AIM OF THE EXERCISE: Don't include pictures. Quote the lines below from the first through the line that contains "const fmt = (v: number, d: number)".

Code that draws figures:
>> Begin

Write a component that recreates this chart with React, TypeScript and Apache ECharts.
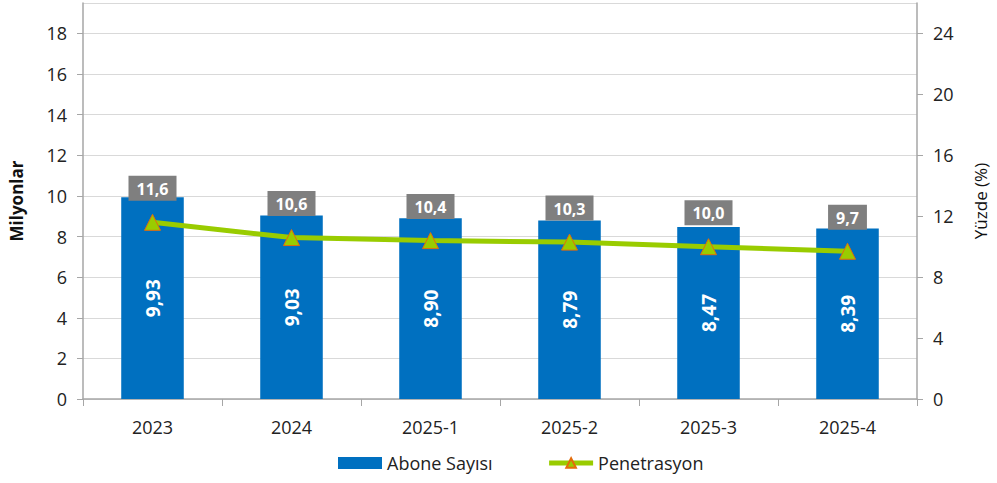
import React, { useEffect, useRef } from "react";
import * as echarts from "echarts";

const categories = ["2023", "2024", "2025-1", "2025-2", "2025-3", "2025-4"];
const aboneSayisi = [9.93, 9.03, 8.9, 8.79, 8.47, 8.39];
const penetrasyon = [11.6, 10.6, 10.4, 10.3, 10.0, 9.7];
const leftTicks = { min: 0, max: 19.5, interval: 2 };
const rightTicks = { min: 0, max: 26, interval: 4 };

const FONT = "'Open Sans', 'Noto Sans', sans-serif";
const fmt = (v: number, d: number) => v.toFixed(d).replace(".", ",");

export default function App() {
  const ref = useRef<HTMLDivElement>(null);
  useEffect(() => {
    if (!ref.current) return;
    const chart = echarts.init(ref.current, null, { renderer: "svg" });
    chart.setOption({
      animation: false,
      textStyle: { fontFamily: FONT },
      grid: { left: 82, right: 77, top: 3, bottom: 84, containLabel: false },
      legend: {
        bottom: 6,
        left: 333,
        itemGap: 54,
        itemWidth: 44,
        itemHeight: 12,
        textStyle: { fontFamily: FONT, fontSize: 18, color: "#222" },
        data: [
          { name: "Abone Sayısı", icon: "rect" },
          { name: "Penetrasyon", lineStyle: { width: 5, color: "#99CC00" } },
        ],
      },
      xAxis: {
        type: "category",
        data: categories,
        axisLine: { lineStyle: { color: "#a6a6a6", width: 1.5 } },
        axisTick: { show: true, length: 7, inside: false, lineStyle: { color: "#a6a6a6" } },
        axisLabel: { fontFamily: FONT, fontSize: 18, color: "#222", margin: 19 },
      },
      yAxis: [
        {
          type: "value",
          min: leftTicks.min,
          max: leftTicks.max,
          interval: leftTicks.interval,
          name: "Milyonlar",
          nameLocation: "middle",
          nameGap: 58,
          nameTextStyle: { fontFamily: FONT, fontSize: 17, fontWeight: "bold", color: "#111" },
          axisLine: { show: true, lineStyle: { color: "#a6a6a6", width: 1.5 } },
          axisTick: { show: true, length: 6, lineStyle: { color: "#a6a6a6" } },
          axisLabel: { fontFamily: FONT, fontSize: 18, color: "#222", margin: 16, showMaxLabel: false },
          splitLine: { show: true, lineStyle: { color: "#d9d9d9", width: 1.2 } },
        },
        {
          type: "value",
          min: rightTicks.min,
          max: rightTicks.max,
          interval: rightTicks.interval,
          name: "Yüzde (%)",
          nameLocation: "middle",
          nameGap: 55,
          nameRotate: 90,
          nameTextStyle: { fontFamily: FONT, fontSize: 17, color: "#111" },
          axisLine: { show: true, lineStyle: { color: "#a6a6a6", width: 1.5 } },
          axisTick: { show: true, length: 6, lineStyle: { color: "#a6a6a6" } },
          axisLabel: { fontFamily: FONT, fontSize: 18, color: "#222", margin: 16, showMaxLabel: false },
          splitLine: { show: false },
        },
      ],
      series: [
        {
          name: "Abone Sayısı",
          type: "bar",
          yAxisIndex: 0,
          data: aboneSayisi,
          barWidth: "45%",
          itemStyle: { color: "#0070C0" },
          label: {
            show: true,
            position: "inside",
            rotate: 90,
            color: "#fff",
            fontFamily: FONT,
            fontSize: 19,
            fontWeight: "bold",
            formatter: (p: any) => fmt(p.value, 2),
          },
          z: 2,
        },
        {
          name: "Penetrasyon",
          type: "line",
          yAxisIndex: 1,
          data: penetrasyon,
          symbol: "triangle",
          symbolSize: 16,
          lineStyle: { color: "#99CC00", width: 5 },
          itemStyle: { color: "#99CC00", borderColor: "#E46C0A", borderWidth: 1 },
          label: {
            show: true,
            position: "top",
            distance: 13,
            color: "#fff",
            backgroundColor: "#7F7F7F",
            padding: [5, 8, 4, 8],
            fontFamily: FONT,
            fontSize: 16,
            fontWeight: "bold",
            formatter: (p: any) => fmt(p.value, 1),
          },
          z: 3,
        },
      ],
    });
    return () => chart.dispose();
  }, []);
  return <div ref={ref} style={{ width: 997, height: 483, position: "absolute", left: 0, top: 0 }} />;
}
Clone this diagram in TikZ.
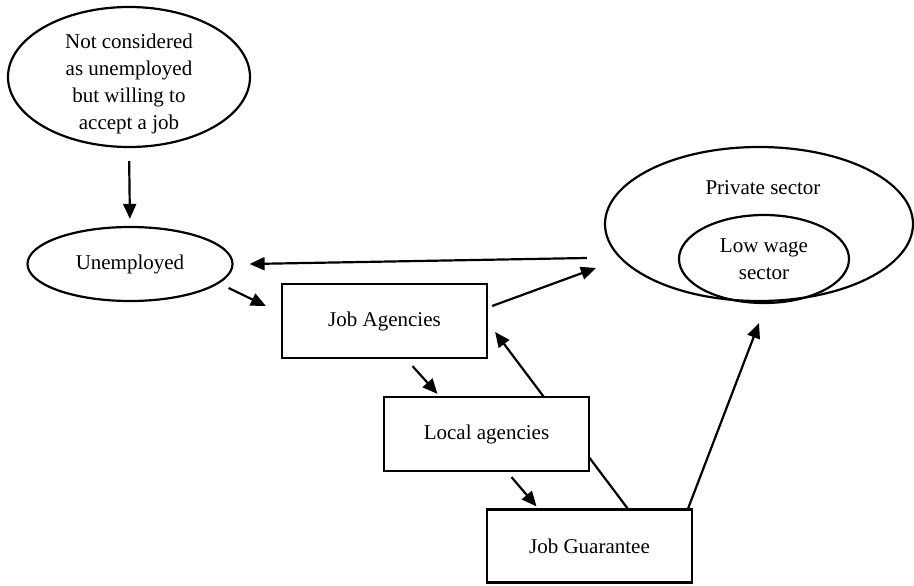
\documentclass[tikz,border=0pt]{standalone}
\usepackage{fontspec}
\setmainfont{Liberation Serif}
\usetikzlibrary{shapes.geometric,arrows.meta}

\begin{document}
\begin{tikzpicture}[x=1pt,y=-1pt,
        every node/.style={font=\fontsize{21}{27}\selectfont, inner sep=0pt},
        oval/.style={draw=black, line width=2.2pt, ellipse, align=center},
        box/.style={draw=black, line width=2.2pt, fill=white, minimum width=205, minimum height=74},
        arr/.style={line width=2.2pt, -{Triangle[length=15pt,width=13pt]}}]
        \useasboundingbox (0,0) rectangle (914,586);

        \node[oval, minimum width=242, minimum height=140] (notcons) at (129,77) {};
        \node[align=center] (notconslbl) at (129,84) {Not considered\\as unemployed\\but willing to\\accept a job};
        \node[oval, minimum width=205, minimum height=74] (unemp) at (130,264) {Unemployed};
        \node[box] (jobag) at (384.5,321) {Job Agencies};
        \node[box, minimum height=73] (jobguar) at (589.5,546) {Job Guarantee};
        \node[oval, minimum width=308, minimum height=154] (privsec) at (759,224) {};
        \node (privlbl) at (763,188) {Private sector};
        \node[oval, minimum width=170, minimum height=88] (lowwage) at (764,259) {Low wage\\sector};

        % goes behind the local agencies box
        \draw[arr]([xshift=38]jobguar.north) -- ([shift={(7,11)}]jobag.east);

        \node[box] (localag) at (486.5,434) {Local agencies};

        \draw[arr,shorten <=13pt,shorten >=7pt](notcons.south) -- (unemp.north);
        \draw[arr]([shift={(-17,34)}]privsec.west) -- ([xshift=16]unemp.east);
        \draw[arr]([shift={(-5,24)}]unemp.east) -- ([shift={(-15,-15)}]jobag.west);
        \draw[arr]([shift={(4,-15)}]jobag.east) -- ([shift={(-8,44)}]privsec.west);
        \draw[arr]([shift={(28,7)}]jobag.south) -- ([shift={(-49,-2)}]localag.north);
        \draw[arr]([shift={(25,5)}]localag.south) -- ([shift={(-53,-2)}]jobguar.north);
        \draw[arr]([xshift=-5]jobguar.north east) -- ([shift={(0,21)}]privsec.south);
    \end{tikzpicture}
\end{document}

>> End

EXERCISE RESPONSE:
Write a component that recreates this chart with React, TypeScript and Apache ECharts.
import React, { useEffect, useRef } from "react";
import * as echarts from "echarts";

const categories = ["2023", "2024", "2025-1", "2025-2", "2025-3", "2025-4"];
const aboneSayisi = [9.93, 9.03, 8.9, 8.79, 8.47, 8.39];
const penetrasyon = [11.6, 10.6, 10.4, 10.3, 10.0, 9.7];
const leftTicks = { min: 0, max: 19.5, interval: 2 };
const rightTicks = { min: 0, max: 26, interval: 4 };

const FONT = "'Open Sans', 'Noto Sans', sans-serif";
const fmt = (v: number, d: number) => v.toFixed(d).replace(".", ",");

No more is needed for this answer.